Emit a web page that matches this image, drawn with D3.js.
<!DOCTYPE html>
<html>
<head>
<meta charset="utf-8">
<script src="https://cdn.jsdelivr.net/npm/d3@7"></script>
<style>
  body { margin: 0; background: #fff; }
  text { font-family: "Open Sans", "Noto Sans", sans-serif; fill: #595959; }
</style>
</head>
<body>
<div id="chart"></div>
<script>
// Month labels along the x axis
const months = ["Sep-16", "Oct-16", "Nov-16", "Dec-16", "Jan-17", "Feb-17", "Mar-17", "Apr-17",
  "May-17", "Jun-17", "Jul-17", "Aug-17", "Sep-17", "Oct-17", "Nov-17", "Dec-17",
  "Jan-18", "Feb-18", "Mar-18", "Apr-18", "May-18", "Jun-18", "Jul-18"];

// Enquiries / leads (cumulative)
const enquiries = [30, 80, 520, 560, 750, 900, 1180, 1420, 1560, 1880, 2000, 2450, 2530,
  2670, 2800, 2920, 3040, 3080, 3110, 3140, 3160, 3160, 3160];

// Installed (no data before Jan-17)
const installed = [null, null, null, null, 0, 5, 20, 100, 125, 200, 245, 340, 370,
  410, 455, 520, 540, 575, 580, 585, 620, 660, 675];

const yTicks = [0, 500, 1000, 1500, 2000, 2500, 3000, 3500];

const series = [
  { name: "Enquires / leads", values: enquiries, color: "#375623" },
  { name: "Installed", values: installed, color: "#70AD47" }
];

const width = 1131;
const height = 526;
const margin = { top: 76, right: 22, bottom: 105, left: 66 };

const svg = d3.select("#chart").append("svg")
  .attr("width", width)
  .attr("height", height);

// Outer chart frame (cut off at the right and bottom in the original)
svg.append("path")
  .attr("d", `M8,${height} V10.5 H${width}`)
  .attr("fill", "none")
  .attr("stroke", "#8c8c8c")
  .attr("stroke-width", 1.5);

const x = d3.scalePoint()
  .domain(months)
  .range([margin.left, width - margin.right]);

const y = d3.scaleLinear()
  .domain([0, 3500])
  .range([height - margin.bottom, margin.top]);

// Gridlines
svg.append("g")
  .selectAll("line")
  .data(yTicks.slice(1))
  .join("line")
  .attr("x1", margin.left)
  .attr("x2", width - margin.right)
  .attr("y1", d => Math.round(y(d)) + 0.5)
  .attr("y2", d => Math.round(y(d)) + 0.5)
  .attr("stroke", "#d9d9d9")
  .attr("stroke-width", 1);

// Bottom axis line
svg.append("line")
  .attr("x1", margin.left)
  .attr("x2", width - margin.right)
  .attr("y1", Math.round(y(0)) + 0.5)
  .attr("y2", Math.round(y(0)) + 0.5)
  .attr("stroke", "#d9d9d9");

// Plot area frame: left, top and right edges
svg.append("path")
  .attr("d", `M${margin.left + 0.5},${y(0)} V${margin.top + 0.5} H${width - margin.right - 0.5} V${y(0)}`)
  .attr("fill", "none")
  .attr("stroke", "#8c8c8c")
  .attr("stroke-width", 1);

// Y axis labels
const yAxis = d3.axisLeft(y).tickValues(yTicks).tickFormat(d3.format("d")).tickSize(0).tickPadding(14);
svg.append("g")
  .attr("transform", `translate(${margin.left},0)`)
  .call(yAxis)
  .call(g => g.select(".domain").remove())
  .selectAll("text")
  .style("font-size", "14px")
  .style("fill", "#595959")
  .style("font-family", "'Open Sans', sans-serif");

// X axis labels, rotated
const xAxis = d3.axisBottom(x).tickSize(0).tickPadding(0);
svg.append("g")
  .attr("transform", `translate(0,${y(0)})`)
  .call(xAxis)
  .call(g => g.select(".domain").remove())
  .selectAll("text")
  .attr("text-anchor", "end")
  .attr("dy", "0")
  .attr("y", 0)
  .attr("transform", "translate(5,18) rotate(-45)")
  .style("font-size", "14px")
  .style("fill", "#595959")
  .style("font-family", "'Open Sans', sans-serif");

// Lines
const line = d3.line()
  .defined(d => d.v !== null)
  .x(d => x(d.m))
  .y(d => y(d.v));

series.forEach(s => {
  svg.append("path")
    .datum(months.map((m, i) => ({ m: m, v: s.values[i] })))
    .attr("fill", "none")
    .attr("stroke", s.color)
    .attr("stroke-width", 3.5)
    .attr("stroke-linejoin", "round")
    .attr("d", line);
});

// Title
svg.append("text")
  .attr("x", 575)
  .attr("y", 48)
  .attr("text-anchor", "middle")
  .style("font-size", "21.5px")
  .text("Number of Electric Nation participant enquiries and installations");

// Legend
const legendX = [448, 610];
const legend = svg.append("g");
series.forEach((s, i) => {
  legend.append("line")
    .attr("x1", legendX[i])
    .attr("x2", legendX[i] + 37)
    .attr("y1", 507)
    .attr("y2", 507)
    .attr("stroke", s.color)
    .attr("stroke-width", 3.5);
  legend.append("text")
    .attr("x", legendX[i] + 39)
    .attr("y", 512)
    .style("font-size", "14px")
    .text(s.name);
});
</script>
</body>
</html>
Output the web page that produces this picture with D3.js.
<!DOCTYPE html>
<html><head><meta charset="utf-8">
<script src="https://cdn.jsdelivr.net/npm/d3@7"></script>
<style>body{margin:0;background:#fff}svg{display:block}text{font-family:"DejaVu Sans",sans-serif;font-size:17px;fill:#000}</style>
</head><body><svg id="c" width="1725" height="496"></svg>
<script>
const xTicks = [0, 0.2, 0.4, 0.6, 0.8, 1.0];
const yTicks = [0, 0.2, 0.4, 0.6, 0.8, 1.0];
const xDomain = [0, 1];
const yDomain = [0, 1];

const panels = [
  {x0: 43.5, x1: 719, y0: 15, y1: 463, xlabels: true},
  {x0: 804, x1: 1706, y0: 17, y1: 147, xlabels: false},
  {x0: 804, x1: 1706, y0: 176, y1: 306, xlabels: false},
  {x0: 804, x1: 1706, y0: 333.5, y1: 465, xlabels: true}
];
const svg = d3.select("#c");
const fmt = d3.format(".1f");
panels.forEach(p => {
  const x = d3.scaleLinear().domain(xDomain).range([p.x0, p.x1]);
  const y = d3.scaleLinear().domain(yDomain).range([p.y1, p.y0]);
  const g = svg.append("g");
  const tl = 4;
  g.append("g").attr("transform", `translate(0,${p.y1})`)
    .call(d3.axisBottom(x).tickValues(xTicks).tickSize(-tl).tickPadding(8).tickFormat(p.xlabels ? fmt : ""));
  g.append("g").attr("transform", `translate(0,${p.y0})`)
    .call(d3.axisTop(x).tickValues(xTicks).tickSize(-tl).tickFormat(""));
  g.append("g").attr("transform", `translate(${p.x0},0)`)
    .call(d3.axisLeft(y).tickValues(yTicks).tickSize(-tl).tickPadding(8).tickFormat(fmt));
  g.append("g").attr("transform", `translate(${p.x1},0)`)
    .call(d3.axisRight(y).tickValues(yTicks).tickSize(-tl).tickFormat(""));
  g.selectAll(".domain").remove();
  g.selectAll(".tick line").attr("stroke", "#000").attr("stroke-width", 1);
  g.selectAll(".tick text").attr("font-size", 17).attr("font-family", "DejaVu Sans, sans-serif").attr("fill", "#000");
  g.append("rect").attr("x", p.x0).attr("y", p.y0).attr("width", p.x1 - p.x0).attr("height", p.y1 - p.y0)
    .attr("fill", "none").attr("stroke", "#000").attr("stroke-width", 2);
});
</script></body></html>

################

## Goal
Your output shall consist solely of the lines from the line with "Output the web" to the line with "const yDomain = [0, 1];", reproduced exactly, both ends included.

## Answer below
Output the web page that produces this picture with D3.js.
<!DOCTYPE html>
<html><head><meta charset="utf-8">
<script src="https://cdn.jsdelivr.net/npm/d3@7"></script>
<style>body{margin:0;background:#fff}svg{display:block}text{font-family:"DejaVu Sans",sans-serif;font-size:17px;fill:#000}</style>
</head><body><svg id="c" width="1725" height="496"></svg>
<script>
const xTicks = [0, 0.2, 0.4, 0.6, 0.8, 1.0];
const yTicks = [0, 0.2, 0.4, 0.6, 0.8, 1.0];
const xDomain = [0, 1];
const yDomain = [0, 1];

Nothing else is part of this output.